As well as these obvious educational issues, there are wider predicted effects.
Current learners could earn less, with one estimate of up to £40,000 in a lifetime.
The harm to children’s physical health and a higher prevalence of mental health issues, including anxiety and depression, are also serious concerns.
The pandemic’s wider economic impact is also likely to increase the number of children living in low-income families.
Again, it’s the most disadvantaged learners who are predicted to bear the brunt in the longer term.
For example, in March 2021, the Child Poverty Action Group found that 35% of low-income families responding to its UK wide survey were still without essential resources for learning, with laptops and devices most commonly missing.
The Fifth Senedd’s Children, Young People and Education (CYPE) Committee heard that there is “plenty of evidence” that” there are striking differences between families in terms of their ability to support young people in their learning: the resources they have around them, the enthusiasm, the engagement, the commitment”.

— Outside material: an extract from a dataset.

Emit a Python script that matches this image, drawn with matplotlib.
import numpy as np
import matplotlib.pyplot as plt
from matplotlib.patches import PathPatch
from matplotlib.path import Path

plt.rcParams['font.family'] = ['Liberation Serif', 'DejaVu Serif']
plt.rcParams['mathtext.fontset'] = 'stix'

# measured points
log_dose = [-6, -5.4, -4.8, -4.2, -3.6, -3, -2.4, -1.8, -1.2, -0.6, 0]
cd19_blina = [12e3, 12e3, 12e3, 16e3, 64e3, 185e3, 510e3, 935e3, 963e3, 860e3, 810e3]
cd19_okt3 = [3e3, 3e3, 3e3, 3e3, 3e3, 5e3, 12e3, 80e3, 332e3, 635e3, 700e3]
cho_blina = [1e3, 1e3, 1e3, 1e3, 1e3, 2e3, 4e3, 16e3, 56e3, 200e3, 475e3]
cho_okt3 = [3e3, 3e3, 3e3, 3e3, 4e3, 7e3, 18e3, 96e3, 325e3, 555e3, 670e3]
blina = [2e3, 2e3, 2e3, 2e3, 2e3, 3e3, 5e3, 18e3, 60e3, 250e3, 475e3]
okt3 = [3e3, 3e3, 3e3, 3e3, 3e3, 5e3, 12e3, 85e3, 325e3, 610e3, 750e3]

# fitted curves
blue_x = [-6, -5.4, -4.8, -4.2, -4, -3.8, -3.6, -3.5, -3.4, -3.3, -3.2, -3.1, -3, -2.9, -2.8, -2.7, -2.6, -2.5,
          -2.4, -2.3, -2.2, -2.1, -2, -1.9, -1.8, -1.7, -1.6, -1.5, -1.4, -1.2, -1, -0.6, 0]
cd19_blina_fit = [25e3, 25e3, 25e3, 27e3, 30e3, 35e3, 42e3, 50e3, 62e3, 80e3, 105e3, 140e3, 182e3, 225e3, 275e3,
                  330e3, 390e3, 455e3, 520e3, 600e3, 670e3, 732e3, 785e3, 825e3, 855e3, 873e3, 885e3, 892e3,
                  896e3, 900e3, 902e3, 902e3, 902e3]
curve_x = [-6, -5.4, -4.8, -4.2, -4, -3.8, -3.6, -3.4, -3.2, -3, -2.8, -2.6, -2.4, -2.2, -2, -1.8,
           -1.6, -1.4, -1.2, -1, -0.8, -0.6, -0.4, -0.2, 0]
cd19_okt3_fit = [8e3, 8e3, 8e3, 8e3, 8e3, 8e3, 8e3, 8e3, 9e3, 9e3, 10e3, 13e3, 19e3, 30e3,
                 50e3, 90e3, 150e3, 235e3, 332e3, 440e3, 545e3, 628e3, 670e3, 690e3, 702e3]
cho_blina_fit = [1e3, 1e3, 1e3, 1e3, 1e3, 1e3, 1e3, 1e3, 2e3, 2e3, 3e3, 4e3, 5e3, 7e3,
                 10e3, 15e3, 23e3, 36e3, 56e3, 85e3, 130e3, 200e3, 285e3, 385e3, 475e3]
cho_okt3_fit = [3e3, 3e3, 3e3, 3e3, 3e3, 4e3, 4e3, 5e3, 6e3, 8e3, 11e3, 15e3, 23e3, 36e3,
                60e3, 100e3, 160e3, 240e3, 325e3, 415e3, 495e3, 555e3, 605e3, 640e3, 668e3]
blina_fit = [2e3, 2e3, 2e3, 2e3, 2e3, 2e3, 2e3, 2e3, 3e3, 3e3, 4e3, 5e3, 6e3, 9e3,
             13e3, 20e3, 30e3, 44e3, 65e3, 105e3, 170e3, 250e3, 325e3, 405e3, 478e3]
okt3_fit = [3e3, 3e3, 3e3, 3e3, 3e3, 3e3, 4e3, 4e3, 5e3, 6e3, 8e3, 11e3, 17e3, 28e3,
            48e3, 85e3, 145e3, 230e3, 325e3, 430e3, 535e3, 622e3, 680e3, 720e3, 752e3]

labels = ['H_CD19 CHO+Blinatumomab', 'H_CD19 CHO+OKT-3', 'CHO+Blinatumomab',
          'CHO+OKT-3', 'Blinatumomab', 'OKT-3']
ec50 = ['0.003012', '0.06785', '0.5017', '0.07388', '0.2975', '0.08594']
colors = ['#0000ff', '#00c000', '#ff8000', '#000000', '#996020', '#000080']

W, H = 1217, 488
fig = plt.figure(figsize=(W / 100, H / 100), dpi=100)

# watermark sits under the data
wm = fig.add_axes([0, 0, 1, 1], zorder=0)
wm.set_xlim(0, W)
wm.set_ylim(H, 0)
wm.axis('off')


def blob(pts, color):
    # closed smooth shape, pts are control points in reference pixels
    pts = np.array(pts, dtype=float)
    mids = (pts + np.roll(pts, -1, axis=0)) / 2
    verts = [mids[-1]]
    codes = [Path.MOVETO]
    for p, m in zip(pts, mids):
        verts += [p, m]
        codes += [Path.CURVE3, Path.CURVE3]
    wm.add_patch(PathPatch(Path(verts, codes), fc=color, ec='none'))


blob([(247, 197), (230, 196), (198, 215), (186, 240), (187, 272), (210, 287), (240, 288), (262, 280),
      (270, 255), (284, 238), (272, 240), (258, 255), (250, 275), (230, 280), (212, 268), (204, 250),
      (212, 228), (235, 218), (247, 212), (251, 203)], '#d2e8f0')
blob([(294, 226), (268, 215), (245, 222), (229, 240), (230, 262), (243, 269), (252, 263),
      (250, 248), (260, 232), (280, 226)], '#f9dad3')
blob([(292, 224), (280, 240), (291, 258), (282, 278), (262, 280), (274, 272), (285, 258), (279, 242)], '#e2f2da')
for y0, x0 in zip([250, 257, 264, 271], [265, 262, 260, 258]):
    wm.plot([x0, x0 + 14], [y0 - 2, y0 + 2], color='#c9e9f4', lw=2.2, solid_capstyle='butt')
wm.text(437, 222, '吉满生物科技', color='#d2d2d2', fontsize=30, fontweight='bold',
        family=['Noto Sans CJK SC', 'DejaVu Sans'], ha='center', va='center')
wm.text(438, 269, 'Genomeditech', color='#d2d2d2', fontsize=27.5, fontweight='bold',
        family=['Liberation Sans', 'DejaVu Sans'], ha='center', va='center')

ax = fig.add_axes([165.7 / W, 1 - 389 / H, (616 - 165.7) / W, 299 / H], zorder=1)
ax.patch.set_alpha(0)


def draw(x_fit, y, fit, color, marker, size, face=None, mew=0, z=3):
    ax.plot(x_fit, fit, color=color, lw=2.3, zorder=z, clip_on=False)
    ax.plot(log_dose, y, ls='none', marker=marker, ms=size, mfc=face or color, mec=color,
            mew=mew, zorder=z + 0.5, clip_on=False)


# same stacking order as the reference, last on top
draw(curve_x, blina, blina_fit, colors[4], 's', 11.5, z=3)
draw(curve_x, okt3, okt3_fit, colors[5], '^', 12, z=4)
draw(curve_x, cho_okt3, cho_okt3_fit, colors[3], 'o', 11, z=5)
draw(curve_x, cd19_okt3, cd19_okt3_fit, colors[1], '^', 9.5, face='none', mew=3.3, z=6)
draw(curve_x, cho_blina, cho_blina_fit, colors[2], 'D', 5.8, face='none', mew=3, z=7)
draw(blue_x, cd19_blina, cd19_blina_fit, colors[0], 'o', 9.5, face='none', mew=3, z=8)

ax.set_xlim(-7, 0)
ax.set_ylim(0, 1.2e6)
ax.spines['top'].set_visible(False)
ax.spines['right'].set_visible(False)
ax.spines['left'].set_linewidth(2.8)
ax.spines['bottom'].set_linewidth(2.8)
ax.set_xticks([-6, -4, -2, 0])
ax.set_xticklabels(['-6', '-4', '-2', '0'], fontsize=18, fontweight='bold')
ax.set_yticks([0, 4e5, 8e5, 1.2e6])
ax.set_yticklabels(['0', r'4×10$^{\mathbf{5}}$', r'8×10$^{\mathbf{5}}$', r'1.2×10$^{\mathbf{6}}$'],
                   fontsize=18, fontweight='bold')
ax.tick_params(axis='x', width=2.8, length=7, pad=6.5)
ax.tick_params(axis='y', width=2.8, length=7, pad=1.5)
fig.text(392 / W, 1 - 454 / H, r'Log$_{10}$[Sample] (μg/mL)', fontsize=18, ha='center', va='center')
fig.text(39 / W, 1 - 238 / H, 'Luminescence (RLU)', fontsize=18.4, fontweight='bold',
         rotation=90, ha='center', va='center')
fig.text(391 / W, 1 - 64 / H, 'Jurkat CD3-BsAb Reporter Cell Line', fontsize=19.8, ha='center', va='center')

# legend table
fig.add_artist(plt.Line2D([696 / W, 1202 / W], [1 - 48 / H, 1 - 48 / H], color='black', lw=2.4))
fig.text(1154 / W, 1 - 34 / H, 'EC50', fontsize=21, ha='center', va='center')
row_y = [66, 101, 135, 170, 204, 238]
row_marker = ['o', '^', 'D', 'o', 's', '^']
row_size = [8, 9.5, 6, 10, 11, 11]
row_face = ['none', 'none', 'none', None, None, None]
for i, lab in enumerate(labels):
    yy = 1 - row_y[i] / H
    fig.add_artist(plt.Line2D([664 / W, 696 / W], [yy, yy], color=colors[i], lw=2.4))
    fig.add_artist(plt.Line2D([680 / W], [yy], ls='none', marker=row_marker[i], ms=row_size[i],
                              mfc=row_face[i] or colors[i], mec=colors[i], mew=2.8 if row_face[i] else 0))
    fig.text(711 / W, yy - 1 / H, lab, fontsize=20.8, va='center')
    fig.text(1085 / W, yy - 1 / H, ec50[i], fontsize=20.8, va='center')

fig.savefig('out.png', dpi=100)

There must be work to rebuild relationships that have been under significant strain during the past 12 months.
Those between teaching unions and the decision-makers within the education system; between parents/carers and schools; and perhaps, most importantly, re-establishing the relationship between learners and their teachers.
Some of the immediate solutions which are already on the table or up for discussion are: more money, including the ‘Recruit, Recover and Raise Standards funding’; more teachers and learning assistants on the ground; changing term times; and setting up summer schools, holiday clubs and home tuition.
However, the longer-term problems are far harder to solve.
One estimate puts the cost of Wales’s journey back from COVID-19 at £1.4 bn to meet the challenges to the education system alone.
The opportunity exists for major reform and an examination of the whole approach to and aim of education.
Children and young people’s return to the classroom has been heralded as a big chance to put their well-being at the heart of education. As well as having a positive impact on well-being, put, mentally healthy children are much more likely to learn.
Following pressure from the Fifth Senedd’s CYPE Committee and its stakeholders, Wales has already made a significant shift towards establishing a ‘Whole School Approach to Mental Health’. The challenge during the Sixth Senedd will be to deliver it.
The potential sting in the tail is that, at the same time, the education system is getting children back to school, it also contends with major legislative reform.
This is in the form of wholesale changes to both the school curriculum and support for learners with Additional Learning Needs.
Some may argue that there’s been no better time to have such significant changes.
If the education system can successfully implement these three major reforms, arguably Wales will complete significant leg work and be on a firmer footing to meet the challenges presented by Covid-19.
At this stage there may be many more questions than answers for the education system.
The world into which learners will move has changed forever.
Not only has the pandemic interrupted their schooling, but the future journeys they were expected to make into the workplace or further and higher education could be unrecognisable.
The skills and aptitudes needed in the ‘new normal’ are only now beginning to be identified and are likely to be different from those needed before the pandemic began.